PREVIEW: Entangled Pasts, 1768 – Now: Art, Colonialism and Change, Royal Academy of Arts

The exhibition will open to the public from the 3rd February 2024.

Installation view of the ‘Navigation Charts’ exhibition at Spike Island, Bristol, 2017, showing Lubaina Himid RA, Naming the Money, 2004. © Lubaina Himid. Image courtesy the artist, Hollybush Gardens, London and National Museums, Liverpool. © Spike Island, Bristol. Photo: Stuart Whipps

The Royal Academy’s upcoming exhibition, opening in February, will bring together over 100 pieces of art to explore the role of art in shaping narratives around empire, enslavement, resistance, abolition and colonialism. This display will span over 250 years, from the foundation of the Royal Academy in 1768 to the present day and will be  informed by the RA’s ongoing research into its links with colonialism.

Entangled Pasts will use the work of 50 artists connected to the institution to explore the relationship between art and our understanding of the past. These artists will include: Frank Bowling RA, Sonia Boyce RA, Lubaina Himid RA, Isaac Julien RA, Hew Locke RA, Yinka Shonibare RA and Kara Walker Hon RA alongside Joshua Reynolds PRA, Thomas Gainsborough RA, John Singleton Copley RA and J.M.W. Turner RA.  

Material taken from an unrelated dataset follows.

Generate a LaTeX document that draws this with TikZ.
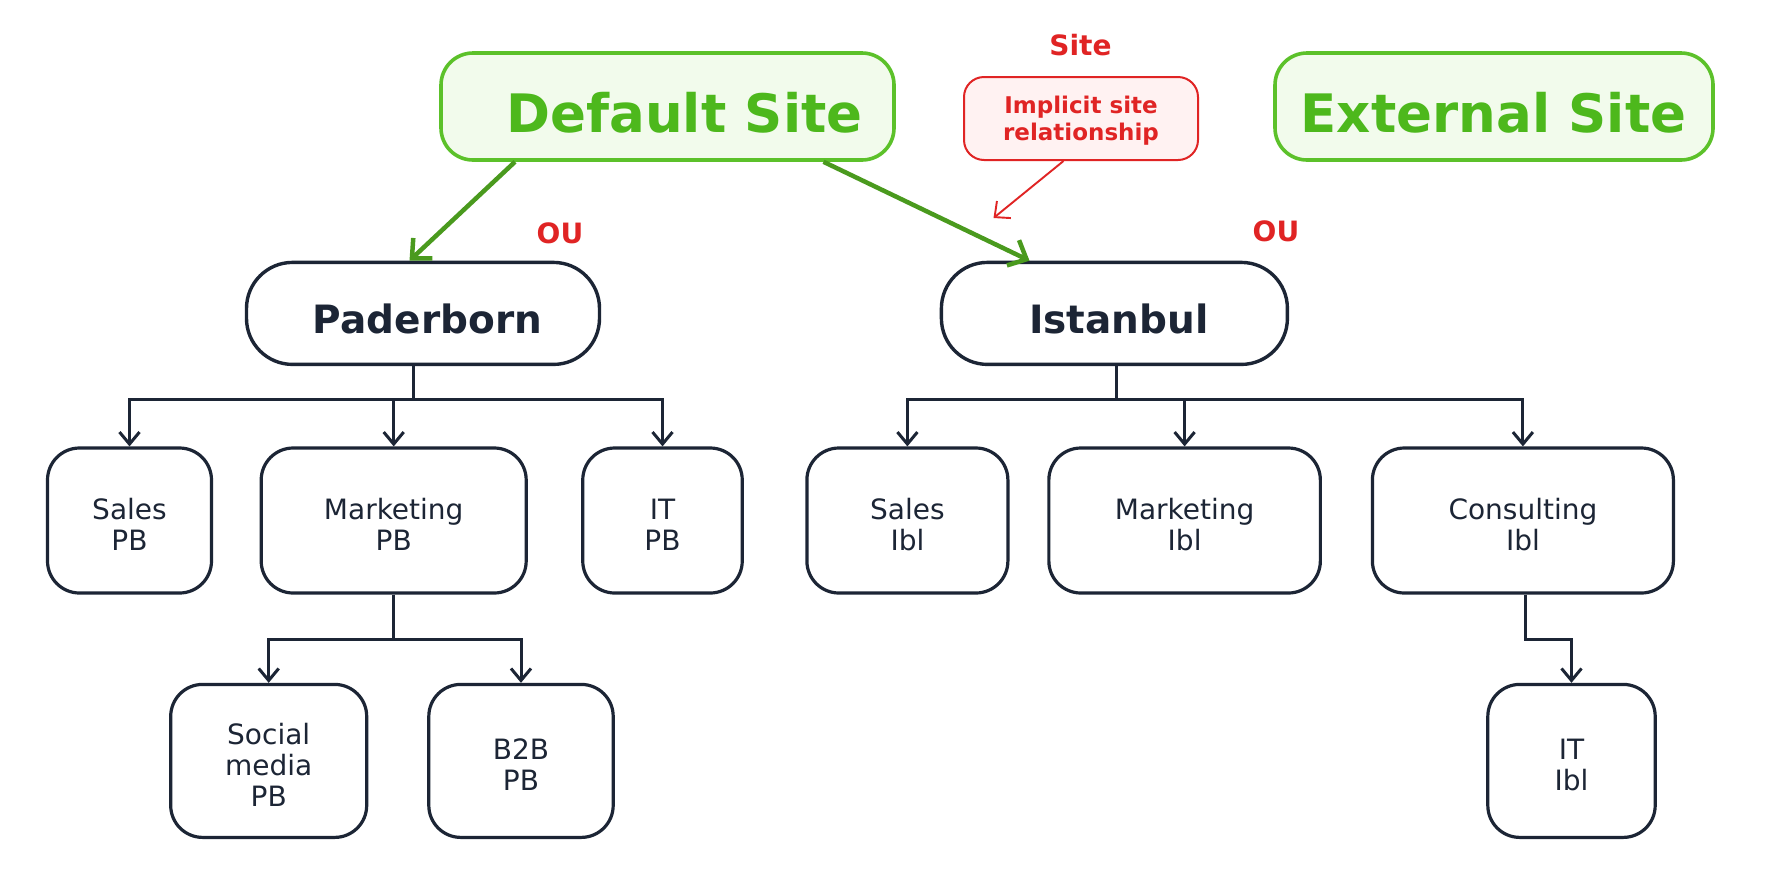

This display was programmed in 2021 in response to public debates about the relationship between artistic representation and imperial histories. These debates were prompted by
the Black Lives Matter protests and the toppling of the statue of Edward Colston in Bristol in 2020. It was also inspired by the RA’s Summer Exhibition 2021, coordinated by Yinka Shonibare with the theme ‘Reclaiming Magic’, aimed to “transcend the Western canon which formed the foundations of the Royal Academy”.

Presented across the Royal Academy’s main galleries, the exhibition will be organised into three thematic sections that intertwine narratives across time. Sites of Power will examine absence and presence in Grand Manner portraiture and history painting, reflecting on the decades surrounding the foundation of the RA, which saw both the height of Britain’s involvement in the transatlantic slave trade and the emergence of the movement for abolition, as well as new networks of artistic patronage associated with the East India Company. Beauty and Difference will trace the proliferation of aesthetic norms via drawings, prints, poetry, sculpture and photography in works that embody the moral contradictions of the Victorian age, during which abolition became a fashionable theme for artists while Britain continued aggressive colonial expansion. Crossing Waters will take an international perspective on the widespread legacies of the Middle Passage, including its farreaching ecological consequences, through immersive spaces that offer time to reflect on our
common history, its ramifications, and parallel issues today.

Particular highlights of the exhibition will include: Joshua Reynolds’ Portrait of a Man, probably Francis Barber, c.1770 (The Menil Collection, Houston) and Thomas Gainsborough’s Ignatius Sancho, 1768 (The National Gallery of Canada, Ottawa), which will be shown alongside contemporary portraiture including Kerry James Marshall Hon RA’s Scipio Moorhead, Portrait of Himself, 1776, 2007 (Private Collection) and Sonia Boyce’s Lay Back, Keep Quiet and Think of What Made Britain So Great, 1986 (Arts Council Collection, London).